**Source material**
####
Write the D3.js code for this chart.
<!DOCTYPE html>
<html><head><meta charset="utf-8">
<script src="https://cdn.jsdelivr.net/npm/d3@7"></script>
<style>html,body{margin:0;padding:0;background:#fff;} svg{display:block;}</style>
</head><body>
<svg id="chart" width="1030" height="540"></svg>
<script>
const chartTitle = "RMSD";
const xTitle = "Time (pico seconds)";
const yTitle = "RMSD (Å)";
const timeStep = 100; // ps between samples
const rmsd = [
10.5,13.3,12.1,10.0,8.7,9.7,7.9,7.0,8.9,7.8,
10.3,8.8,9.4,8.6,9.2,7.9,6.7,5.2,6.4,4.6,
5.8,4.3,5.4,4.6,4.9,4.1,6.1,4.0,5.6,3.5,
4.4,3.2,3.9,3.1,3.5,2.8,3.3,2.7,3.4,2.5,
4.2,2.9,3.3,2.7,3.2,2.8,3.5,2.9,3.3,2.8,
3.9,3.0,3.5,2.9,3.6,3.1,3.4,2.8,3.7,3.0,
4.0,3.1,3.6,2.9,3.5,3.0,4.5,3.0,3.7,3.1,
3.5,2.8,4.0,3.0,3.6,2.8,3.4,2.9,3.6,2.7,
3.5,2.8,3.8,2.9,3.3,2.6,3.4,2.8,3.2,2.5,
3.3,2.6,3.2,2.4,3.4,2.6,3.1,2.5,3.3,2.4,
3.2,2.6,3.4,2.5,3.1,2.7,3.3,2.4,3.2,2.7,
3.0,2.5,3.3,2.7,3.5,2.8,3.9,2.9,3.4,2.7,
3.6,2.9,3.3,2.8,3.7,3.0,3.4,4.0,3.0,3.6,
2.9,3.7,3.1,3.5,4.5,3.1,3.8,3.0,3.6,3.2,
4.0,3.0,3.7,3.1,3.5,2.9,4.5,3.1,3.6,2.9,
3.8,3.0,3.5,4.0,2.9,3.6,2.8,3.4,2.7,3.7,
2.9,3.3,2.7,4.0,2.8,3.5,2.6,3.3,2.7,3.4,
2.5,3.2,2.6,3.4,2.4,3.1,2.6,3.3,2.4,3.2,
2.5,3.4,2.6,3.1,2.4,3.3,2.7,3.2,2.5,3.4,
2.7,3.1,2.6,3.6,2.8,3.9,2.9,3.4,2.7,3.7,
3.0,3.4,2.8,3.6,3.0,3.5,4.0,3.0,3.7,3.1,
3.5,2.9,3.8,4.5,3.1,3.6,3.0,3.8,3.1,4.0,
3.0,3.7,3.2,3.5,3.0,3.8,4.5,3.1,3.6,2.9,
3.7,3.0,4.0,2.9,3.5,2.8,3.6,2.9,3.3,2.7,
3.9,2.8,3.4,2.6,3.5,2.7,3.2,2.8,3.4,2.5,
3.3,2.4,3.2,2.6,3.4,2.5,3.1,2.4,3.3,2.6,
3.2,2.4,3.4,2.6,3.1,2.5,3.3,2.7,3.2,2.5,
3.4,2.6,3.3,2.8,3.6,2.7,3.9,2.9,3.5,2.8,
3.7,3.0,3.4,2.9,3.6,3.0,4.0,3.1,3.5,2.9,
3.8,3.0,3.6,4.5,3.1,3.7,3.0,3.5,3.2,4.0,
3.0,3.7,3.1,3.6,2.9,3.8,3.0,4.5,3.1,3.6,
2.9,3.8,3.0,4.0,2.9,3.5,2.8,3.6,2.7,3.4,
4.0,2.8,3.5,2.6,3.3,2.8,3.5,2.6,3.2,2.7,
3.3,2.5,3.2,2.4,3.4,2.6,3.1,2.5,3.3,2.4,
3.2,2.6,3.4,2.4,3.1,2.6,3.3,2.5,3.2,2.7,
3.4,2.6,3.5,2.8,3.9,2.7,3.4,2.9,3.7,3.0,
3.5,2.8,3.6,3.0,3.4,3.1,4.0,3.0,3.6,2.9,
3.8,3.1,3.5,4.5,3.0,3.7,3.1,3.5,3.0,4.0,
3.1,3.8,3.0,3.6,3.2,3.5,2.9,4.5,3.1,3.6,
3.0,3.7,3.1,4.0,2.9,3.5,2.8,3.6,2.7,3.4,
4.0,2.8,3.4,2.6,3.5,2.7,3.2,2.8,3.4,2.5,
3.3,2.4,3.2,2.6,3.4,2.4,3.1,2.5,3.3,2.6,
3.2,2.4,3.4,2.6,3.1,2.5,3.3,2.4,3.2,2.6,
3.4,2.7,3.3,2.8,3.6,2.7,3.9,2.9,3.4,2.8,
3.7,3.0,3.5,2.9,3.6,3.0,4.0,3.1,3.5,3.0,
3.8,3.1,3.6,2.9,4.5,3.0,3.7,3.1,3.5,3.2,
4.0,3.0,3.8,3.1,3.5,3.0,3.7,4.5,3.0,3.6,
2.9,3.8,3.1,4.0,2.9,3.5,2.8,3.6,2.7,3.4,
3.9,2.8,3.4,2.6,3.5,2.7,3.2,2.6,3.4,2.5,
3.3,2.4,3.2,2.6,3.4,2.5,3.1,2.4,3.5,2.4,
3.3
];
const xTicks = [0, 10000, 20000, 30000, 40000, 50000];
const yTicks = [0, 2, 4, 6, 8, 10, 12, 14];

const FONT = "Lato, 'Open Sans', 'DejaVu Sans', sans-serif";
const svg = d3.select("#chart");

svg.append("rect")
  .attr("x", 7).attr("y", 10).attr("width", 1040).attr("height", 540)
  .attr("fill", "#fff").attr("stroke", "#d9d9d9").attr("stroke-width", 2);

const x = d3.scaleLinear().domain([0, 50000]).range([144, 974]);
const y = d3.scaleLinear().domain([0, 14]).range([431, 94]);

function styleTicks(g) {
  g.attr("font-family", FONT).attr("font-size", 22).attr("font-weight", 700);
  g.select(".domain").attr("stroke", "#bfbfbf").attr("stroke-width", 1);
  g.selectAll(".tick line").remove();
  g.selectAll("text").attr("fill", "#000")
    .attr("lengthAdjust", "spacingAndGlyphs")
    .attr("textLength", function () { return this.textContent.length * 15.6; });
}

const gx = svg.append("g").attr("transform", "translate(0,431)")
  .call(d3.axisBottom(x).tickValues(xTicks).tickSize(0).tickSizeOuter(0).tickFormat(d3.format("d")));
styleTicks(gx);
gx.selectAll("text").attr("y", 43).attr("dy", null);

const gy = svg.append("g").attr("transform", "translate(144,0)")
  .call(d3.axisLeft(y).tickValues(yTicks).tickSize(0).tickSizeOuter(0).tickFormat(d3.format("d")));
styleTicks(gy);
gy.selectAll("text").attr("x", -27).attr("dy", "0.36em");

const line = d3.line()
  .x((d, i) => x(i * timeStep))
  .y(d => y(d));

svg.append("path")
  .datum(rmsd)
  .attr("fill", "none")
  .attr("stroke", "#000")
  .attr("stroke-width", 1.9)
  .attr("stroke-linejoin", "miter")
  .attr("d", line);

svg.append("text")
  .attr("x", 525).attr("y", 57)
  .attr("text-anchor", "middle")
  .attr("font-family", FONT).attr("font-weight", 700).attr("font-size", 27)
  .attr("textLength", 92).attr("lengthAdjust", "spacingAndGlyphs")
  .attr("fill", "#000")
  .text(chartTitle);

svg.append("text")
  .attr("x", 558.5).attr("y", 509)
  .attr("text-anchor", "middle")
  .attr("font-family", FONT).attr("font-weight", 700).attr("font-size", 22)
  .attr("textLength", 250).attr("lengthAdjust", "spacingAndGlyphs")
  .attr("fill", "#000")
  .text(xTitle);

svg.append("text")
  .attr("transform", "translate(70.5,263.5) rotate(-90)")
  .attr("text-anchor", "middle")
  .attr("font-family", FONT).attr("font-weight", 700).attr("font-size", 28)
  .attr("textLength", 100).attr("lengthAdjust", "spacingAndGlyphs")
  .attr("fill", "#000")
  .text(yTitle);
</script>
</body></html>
####
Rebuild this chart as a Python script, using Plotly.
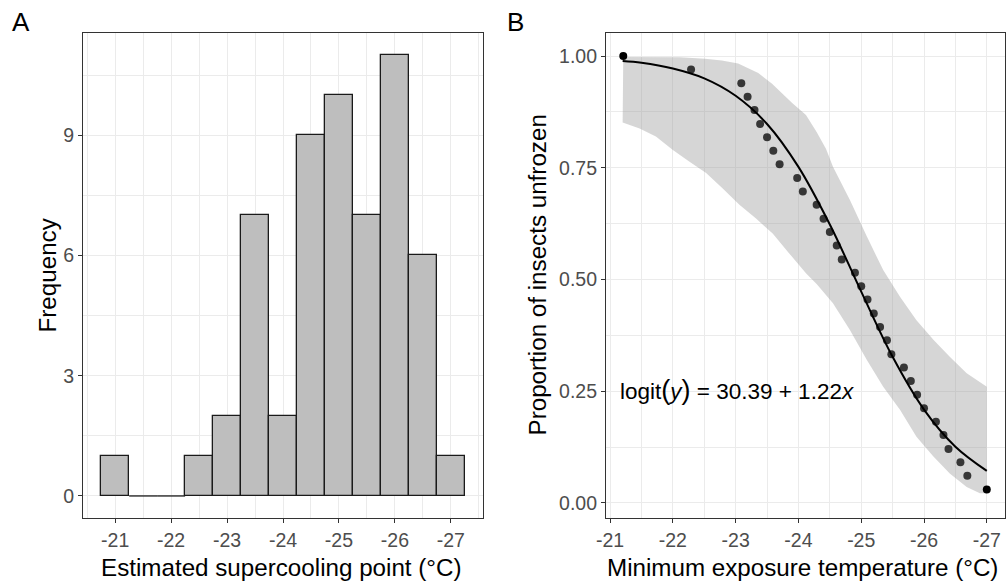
####
**Exercise goal**
Give only the number of lines in the entries above that contain the string "script".

**Full output**
4